How does our brain know where we are? How do we navigate from place to place? These are questions that have plagued the minds of philosophers and scientists for hundreds of years. So much so, in fact, that the three scientists who helped unravel these mysteries have just won one of the world’s most prestigious awards for intellectual achievement: the Nobel Prize for physiology and medicine.
British-American neuroscientist John O’Keefe, based at University College London, was the first of the three to begin identifying components of our brain’s internal GPS system. Back in 1971, after examining the brains of rats, he discovered a set of cells located in a region called the hippocampus that always became activated when the animal was in a particular place. He then found that another bunch of neurons started firing when the rat entered a different area. He was then able to demonstrate that these cells, which he dubbed “place cells,” were not merely registering visual information, but were actually building up a map of the area. This idea was initially poorly received by the scientific community, and many believed he was neglecting other important senses such as smell.
“I remember how great was the scoffing in the early 1970s when John first described these ‘place cells’” recalls Oxford University physiologist John Stein. “Now, like so many ideas that were first highly controversial, people say: ‘Well, that’s obvious!’”
The next pieces of the puzzle were revealed more than three decades later by a Norwegian husband and wife team, May-Britt and Edvard Moser, who have been working at the Norwegian University of Science and Technology, Trondheim. The pair actually completed a short research stint with O’Keefe back in 1995 shortly after they graduated, where they learned how to take electrical recordings of place cells.
The duo later identified a different set of brain cells located in the entorhinal cortex, which they coined “grid cells,” that generate a coordinate system, somewhat like lines of longitude and latitude. Just like place cells, these cells became activated every time a rat went to a particular location, but each cell was found to have multiple firing locations which formed a bizarrely precise hexagonal grid. These particular cells allowed the animal to navigate and achieve precise positioning.

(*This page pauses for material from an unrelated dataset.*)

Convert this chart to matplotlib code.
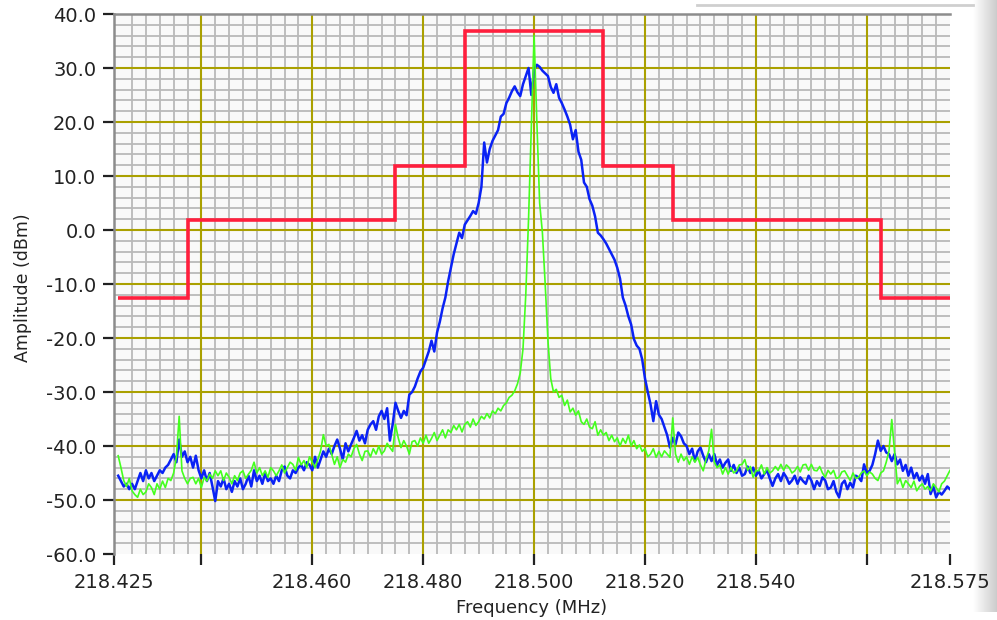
import numpy as np
import matplotlib
matplotlib.use("Agg")
import matplotlib.pyplot as plt
from matplotlib.ticker import FixedLocator
from matplotlib.lines import Line2D

plt.rcParams['font.family'] = ['DejaVu Sans']
plt.rcParams['axes.unicode_minus'] = False

# ---------------- data ----------------
freq_min = 218.425
freq_max = 218.575

# blue trace, sampled every 0.5 kHz from 218.425 to 218.575 MHz (dBm)
blue_amp = [
    -45.5, -46.5, -47.5, -47.0, -48.0, -47.0, -48.0, -46.5, -45.0, -46.5,
    -44.5, -46.0, -45.0, -46.5, -45.5, -44.5, -45.0, -44.0, -43.5, -42.5,
    -41.5, -43.0, -38.8, -42.0, -41.0, -43.0, -42.0, -44.0, -41.8, -44.5,
    -46.0, -44.5, -46.5, -45.0, -47.5, -50.2, -46.5, -47.5, -46.0, -48.0,
    -47.0, -48.5, -46.5, -47.5, -46.0, -48.0, -47.0, -45.5, -47.5, -44.5,
    -46.5, -45.5, -47.0, -45.0, -46.5, -46.0, -47.0, -45.5, -46.5, -44.5,
    -43.8, -45.5, -46.0, -44.5, -45.0, -44.0, -43.5, -44.5, -43.0, -43.5,
    -44.5, -42.0, -44.0, -42.5, -41.0, -42.0, -40.5, -41.5, -40.0, -38.8,
    -40.5, -42.5, -39.5, -41.0, -39.7, -38.5, -37.2, -39.0, -38.0, -39.5,
    -37.0, -36.0, -35.4, -37.0, -34.5, -33.5, -35.0, -33.0, -39.0, -36.0,
    -32.0, -33.5, -34.8, -33.5, -34.3, -30.5, -30.0, -29.0, -27.5, -26.2,
    -25.5, -24.0, -22.5, -20.5, -22.5, -19.0, -17.0, -14.5, -12.5, -9.5,
    -7.0, -4.5, -2.5, -0.5, -1.5, 1.0, 1.8, 2.6, 3.5, 3.0,
    5.0, 8.0, 16.2, 12.5, 15.0, 16.5, 17.5, 18.5, 21.0, 21.5,
    23.5, 24.5, 25.7, 26.6, 25.5, 24.8, 27.0, 28.5, 30.0, 25.0,
    29.7, 30.6, 30.2, 29.5, 29.0, 28.5, 26.5, 25.4, 27.0, 24.5,
    23.5, 22.3, 21.0, 19.5, 16.8, 18.5, 14.5, 13.0, 8.8, 8.0,
    5.7, 4.5, 2.5, -0.5, -1.0, -1.7, -2.5, -3.5, -4.5, -5.5,
    -7.0, -9.0, -12.5, -14.0, -16.0, -17.5, -20.2, -21.4, -22.0, -24.0,
    -27.5, -30.0, -32.3, -35.4, -31.7, -34.2, -35.0, -36.5, -38.0, -40.3,
    -38.5, -39.7, -37.5, -38.2, -39.5, -40.0, -41.5, -40.5, -42.8, -41.0,
    -40.3, -41.8, -43.0, -41.5, -42.8, -41.5, -43.5, -42.5, -44.0, -43.1,
    -42.5, -44.6, -43.5, -45.0, -44.0, -45.5, -45.2, -43.8, -45.0, -44.0,
    -45.5, -44.6, -46.0, -45.2, -44.5, -46.0, -47.4, -46.0, -45.2, -46.5,
    -45.0, -45.8, -47.0, -46.4, -45.5, -47.0, -45.8, -46.5, -47.0, -45.5,
    -46.4, -48.0, -46.5, -47.4, -45.8, -46.4, -48.0, -47.7, -46.5, -48.5,
    -49.5, -47.0, -46.4, -48.0, -46.8, -47.7, -45.5, -45.8, -46.5, -43.4,
    -45.0, -44.6, -43.5, -41.5, -39.0, -40.9, -40.0, -41.2, -41.5, -42.8,
    -41.5, -43.4, -42.5, -44.6, -43.5, -45.5, -44.0, -46.0, -45.0, -46.4,
    -45.5, -47.0, -45.2, -48.9, -47.5, -49.5, -48.5, -49.0, -48.3, -47.5,
    -48.0,
]

# green trace, same sampling (dBm)
green_amp = [
    -41.8, -44.0, -46.4, -47.5, -46.0, -48.3, -49.0, -49.5, -48.0, -49.0,
    -48.5, -47.0, -47.7, -49.0, -47.0, -48.0, -46.5, -47.7, -46.0, -46.4,
    -45.0, -42.0, -34.5, -44.6, -46.0, -47.0, -46.0, -45.8, -47.0, -46.0,
    -47.7, -45.8, -46.5, -45.2, -46.0, -44.6, -45.5, -44.6, -46.4, -45.0,
    -45.8, -47.0, -45.5, -46.4, -45.0, -44.6, -46.0, -45.2, -44.5, -43.0,
    -45.0, -44.0, -45.5, -44.6, -45.8, -44.0, -44.6, -45.5, -44.6, -43.5,
    -45.0, -44.0, -43.0, -43.4, -44.5, -42.1, -43.5, -42.7, -44.0, -42.0,
    -43.0, -44.0, -42.5, -40.9, -37.9, -40.0, -39.7, -41.5, -43.4, -42.0,
    -44.0, -42.5, -43.0, -41.5, -42.0, -40.5, -39.7, -41.5, -42.7, -41.0,
    -40.9, -42.0, -40.5, -41.5, -40.0, -41.5, -40.9, -39.5, -40.3, -41.0,
    -36.0, -38.5, -40.3, -39.0, -40.0, -41.5, -39.2, -39.0, -40.0, -38.5,
    -39.5, -38.0, -39.5, -38.6, -37.5, -39.0, -38.0, -37.0, -38.5, -37.0,
    -37.5, -36.2, -37.0, -36.0, -37.4, -36.0, -35.5, -36.5, -35.0, -36.2,
    -35.5, -34.5, -35.0, -34.0, -34.8, -33.5, -34.0, -33.0, -33.5, -32.5,
    -32.0, -31.0, -30.6, -29.8, -28.5, -26.5, -22.0, -12.0, 2.0, 19.0,
    36.0, 20.0, 5.0, -0.5, -10.0, -20.5, -27.5, -30.0, -29.5, -31.0,
    -30.6, -32.5, -31.5, -33.7, -33.0, -34.3, -33.5, -35.5, -36.0, -35.0,
    -36.5, -36.8, -35.5, -38.0, -37.0, -38.0, -37.5, -39.0, -38.0, -39.2,
    -38.5, -40.0, -38.6, -39.5, -38.0, -40.0, -39.0, -40.5, -39.8, -41.0,
    -40.5, -42.0, -41.5, -40.5, -42.1, -41.0, -42.0, -40.9, -41.5, -42.1,
    -34.8, -41.5, -43.0, -41.5, -42.7, -42.0, -43.4, -42.0, -43.0, -42.1,
    -43.5, -44.6, -42.5, -40.9, -36.9, -43.0, -44.0, -43.5, -45.2, -44.0,
    -45.2, -44.0, -45.0, -44.6, -43.5, -43.4, -42.5, -44.5, -43.8, -45.8,
    -44.5, -44.6, -43.5, -45.2, -44.0, -45.0, -44.6, -43.8, -44.5, -43.4,
    -44.5, -43.5, -44.0, -45.0, -44.6, -43.8, -44.8, -43.5, -43.4, -44.5,
    -43.4, -44.5, -44.6, -43.8, -45.0, -45.8, -44.5, -45.2, -44.5, -46.0,
    -45.8, -44.8, -44.6, -45.5, -46.4, -45.0, -46.0, -45.8, -45.0, -44.6,
    -45.5, -44.8, -45.2, -46.0, -46.4, -45.0, -44.6, -43.0, -40.9, -35.1,
    -41.0, -47.0, -46.0, -47.7, -46.4, -47.0, -47.7, -46.5, -48.3, -47.5,
    -47.0, -48.0, -47.5, -48.3, -47.0, -47.7, -48.5, -47.0, -46.5, -45.5,
    -44.5,
]

# red spectral mask (stair edges in MHz, levels in dBm)
mask_edges = [218.425, 218.4375, 218.475, 218.4875, 218.5125, 218.525, 218.5625, 218.575]
mask_levels = [-12.6, 1.9, 11.9, 36.9, 11.9, 1.9, -12.6]

y_ticks = [-60, -50, -40, -30, -20, -10, 0, 10, 20, 30, 40]
x_major = [218.440, 218.460, 218.480, 218.500, 218.520, 218.540, 218.560]
x_tick_labels = ['218.425', '', '218.460', '218.480', '218.500', '218.520', '218.540', '', '218.575']

# ---------------- figure ----------------
W, H = 997, 620
fig = plt.figure(figsize=(W / 100, H / 100), dpi=100)
fig.patch.set_facecolor('white')

# window shadow strip at right edge (behind everything)
sax = fig.add_axes([973 / W, 1 - 612 / H, 24 / W, 612 / H], zorder=0)
grad = np.linspace(1.0, 0.80, 64).reshape(1, -1)
sax.imshow(grad, aspect='auto', cmap='gray', vmin=0, vmax=1, extent=[0, 1, 0, 1])
sax.set_axis_off()

x_left = 218.4243
ax = fig.add_axes([114.3 / W, 1 - 554 / H, (950 - 114.3) / W, (554 - 14) / H], zorder=2)
ax.set_facecolor('#f9f9f9')
ax.set_xlim(x_left, freq_max)
ax.set_ylim(-60, 40)

freq = np.linspace(freq_min, freq_max, len(blue_amp))

# grid
minor_x = [218.4275 + 0.0025 * i for i in range(59)]
minor_y = [v for v in range(-58, 40, 2)]
for xv in minor_x:
    ax.axvline(xv, color='#b9b9b9', lw=1.3, zorder=1)
for yv in minor_y:
    ax.axhline(yv, color='#b9b9b9', lw=1.3, zorder=1)
for xv in x_major:
    ax.axvline(xv, color='#aaa000', lw=1.5, zorder=2)
for yv in y_ticks[1:-1]:
    ax.axhline(yv, color='#aaa000', lw=1.5, zorder=2)

ax.plot(freq, blue_amp, color='#0a22f5', lw=1.8, zorder=4)
ax.plot(freq, green_amp, color='#44ff1e', lw=1.2, zorder=5)
ax.stairs(mask_levels, mask_edges, color='#ff1f3d', lw=2.6, zorder=6, baseline=None)

# axes styling
for s in ['right', 'bottom']:
    ax.spines[s].set_visible(False)
for s in ['left', 'top']:
    ax.spines[s].set_color('#8c8c8c')
    ax.spines[s].set_linewidth(1.8)

ax.xaxis.set_major_locator(FixedLocator([x_left] + x_major + [freq_max]))
ax.set_xticklabels(x_tick_labels)
ax.set_yticks(y_ticks)
ax.set_yticklabels([f"{v:.1f}" for v in y_ticks])
ax.tick_params(axis='both', direction='out', length=8, width=1.6, color='#222222',
               labelsize=14, labelcolor='#222222')
ax.tick_params(axis='x', pad=6)
ax.tick_params(axis='y', pad=5)

fig.text(23 / W, 1 - 287.5 / H, 'Amplitude (dBm)', rotation=90, ha='center', va='center',
         fontsize=12.5, color='#222222')
fig.text(532 / W, 3 / H, 'Frequency (MHz)', ha='center', va='bottom',
         fontsize=13, color='#222222')

# faint window edge line at the top right
fig.add_artist(Line2D([697 / W, 973 / W], [1 - 4.5 / H, 1 - 4.5 / H],
                      transform=fig.transFigure, color='#cfcfcf', lw=2))

fig.savefig('out.png', dpi=100, facecolor='white')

More recent work has provided evidence that these two types of brain cells are not exclusive to rats and exist in humans also. For example, the brains of Alzheimer’s patients show a loss of cells in both the hippocampus and the entorhinal cortex fairly early on, and it is common for sufferers to lose their way and fail to recognize familiar environments. These discoveries will therefore hopefully help scientists understand more about diseases such as this.
“The discovery of the brain’s positioning system represents a paradigm shift in our understanding of how ensembles of specialized cells work together to execute higher cognitive functions,” said the Nobel committee. “It has opened new avenues for understanding other cognitive processes, such as memory, thinking and planning.”